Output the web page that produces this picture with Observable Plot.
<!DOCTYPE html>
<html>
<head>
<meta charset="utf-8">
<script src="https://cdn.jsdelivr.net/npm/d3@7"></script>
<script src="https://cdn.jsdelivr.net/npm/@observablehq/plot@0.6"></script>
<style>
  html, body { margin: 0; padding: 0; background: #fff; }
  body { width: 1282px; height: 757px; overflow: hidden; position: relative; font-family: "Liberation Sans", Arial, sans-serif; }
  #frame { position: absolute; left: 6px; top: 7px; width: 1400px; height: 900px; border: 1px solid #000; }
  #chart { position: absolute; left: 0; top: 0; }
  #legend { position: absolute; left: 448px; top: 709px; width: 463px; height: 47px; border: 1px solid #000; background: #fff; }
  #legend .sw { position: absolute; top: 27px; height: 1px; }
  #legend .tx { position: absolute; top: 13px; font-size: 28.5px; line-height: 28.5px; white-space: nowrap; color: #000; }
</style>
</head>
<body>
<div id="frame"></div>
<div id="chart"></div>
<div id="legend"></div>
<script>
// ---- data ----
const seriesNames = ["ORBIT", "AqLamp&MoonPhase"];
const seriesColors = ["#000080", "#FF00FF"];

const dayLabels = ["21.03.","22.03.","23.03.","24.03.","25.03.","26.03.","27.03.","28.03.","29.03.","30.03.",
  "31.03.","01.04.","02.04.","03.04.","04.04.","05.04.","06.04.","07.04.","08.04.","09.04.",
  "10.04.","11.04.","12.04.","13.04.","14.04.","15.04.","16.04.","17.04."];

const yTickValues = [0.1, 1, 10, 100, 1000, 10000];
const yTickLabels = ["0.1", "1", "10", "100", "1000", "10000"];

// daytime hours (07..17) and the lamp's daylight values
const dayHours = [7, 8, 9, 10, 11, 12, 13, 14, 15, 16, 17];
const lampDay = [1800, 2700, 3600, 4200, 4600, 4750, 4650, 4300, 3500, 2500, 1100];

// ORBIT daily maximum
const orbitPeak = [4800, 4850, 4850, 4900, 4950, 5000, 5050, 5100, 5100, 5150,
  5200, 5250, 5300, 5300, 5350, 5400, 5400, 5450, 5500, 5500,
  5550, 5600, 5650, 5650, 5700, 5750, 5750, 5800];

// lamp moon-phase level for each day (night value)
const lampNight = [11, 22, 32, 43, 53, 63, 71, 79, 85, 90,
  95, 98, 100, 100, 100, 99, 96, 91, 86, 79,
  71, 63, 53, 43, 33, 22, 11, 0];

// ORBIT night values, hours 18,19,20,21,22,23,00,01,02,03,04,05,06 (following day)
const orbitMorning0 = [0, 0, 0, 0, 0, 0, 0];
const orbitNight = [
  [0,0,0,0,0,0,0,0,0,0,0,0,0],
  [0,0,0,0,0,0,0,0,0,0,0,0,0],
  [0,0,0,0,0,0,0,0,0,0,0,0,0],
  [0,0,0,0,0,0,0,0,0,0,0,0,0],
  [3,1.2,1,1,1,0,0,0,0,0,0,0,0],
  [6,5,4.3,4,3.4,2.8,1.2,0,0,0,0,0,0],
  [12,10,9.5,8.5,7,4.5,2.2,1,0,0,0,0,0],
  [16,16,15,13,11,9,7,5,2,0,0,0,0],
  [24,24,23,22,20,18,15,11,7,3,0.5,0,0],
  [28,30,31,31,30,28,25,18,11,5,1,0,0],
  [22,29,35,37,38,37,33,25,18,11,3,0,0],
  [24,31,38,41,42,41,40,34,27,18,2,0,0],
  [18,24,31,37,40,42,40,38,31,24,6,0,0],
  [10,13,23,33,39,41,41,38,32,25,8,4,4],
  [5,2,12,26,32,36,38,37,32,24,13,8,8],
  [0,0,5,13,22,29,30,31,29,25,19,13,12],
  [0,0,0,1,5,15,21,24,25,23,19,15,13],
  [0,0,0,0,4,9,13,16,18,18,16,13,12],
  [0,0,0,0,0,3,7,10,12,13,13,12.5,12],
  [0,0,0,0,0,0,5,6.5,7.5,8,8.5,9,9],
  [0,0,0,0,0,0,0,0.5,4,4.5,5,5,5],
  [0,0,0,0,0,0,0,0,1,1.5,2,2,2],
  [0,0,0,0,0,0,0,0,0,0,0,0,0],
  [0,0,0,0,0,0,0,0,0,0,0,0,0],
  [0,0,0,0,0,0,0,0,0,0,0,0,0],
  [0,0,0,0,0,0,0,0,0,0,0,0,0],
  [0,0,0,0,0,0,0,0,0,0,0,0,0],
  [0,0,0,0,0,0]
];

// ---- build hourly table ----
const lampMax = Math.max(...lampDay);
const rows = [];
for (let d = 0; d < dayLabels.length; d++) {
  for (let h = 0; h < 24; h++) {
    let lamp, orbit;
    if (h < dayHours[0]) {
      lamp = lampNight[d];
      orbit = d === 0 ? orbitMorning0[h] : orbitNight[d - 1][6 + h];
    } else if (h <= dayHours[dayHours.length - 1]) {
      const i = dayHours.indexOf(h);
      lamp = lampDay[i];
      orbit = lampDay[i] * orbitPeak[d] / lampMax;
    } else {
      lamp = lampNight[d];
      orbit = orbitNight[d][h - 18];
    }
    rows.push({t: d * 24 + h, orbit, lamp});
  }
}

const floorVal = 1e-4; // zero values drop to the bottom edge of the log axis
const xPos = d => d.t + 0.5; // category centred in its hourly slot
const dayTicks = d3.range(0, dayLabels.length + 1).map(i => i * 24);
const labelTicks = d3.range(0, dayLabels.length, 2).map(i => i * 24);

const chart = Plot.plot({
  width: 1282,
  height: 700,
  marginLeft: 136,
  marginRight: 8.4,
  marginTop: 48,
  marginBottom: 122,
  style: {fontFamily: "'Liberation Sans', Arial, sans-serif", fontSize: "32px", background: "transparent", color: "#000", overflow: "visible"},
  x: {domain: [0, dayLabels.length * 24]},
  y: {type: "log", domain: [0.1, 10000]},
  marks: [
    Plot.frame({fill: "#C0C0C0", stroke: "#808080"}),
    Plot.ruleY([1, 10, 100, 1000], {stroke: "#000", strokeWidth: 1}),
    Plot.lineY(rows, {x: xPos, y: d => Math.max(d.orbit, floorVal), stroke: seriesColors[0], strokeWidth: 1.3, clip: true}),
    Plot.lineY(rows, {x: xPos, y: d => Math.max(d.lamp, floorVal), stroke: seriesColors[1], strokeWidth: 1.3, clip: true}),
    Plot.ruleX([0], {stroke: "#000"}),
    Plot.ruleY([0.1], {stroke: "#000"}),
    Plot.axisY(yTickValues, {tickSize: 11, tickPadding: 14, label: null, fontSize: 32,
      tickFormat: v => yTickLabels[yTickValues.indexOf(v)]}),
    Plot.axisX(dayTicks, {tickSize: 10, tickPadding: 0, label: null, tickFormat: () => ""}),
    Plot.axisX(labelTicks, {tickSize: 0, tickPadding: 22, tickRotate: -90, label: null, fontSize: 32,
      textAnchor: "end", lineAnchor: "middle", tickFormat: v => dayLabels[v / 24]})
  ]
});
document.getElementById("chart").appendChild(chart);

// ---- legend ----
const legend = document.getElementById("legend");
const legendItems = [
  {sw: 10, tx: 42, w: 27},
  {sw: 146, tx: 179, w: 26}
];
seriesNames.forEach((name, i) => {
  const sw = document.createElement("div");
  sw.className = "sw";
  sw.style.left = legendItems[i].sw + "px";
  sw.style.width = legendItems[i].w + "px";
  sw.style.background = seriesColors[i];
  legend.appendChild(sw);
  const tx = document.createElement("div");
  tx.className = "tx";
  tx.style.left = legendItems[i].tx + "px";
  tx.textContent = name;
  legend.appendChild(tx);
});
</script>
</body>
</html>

■ **Directions for this task**
Print exactly, and only, the lines beginning at the top of the listing and ending at the line with "71, 63, 53, 43, 33, 22, 11, 0];".

■ **Response to the task**
Output the web page that produces this picture with Observable Plot.
<!DOCTYPE html>
<html>
<head>
<meta charset="utf-8">
<script src="https://cdn.jsdelivr.net/npm/d3@7"></script>
<script src="https://cdn.jsdelivr.net/npm/@observablehq/plot@0.6"></script>
<style>
  html, body { margin: 0; padding: 0; background: #fff; }
  body { width: 1282px; height: 757px; overflow: hidden; position: relative; font-family: "Liberation Sans", Arial, sans-serif; }
  #frame { position: absolute; left: 6px; top: 7px; width: 1400px; height: 900px; border: 1px solid #000; }
  #chart { position: absolute; left: 0; top: 0; }
  #legend { position: absolute; left: 448px; top: 709px; width: 463px; height: 47px; border: 1px solid #000; background: #fff; }
  #legend .sw { position: absolute; top: 27px; height: 1px; }
  #legend .tx { position: absolute; top: 13px; font-size: 28.5px; line-height: 28.5px; white-space: nowrap; color: #000; }
</style>
</head>
<body>
<div id="frame"></div>
<div id="chart"></div>
<div id="legend"></div>
<script>
// ---- data ----
const seriesNames = ["ORBIT", "AqLamp&MoonPhase"];
const seriesColors = ["#000080", "#FF00FF"];

const dayLabels = ["21.03.","22.03.","23.03.","24.03.","25.03.","26.03.","27.03.","28.03.","29.03.","30.03.",
  "31.03.","01.04.","02.04.","03.04.","04.04.","05.04.","06.04.","07.04.","08.04.","09.04.",
  "10.04.","11.04.","12.04.","13.04.","14.04.","15.04.","16.04.","17.04."];

const yTickValues = [0.1, 1, 10, 100, 1000, 10000];
const yTickLabels = ["0.1", "1", "10", "100", "1000", "10000"];

// daytime hours (07..17) and the lamp's daylight values
const dayHours = [7, 8, 9, 10, 11, 12, 13, 14, 15, 16, 17];
const lampDay = [1800, 2700, 3600, 4200, 4600, 4750, 4650, 4300, 3500, 2500, 1100];

// ORBIT daily maximum
const orbitPeak = [4800, 4850, 4850, 4900, 4950, 5000, 5050, 5100, 5100, 5150,
  5200, 5250, 5300, 5300, 5350, 5400, 5400, 5450, 5500, 5500,
  5550, 5600, 5650, 5650, 5700, 5750, 5750, 5800];

// lamp moon-phase level for each day (night value)
const lampNight = [11, 22, 32, 43, 53, 63, 71, 79, 85, 90,
  95, 98, 100, 100, 100, 99, 96, 91, 86, 79,
  71, 63, 53, 43, 33, 22, 11, 0];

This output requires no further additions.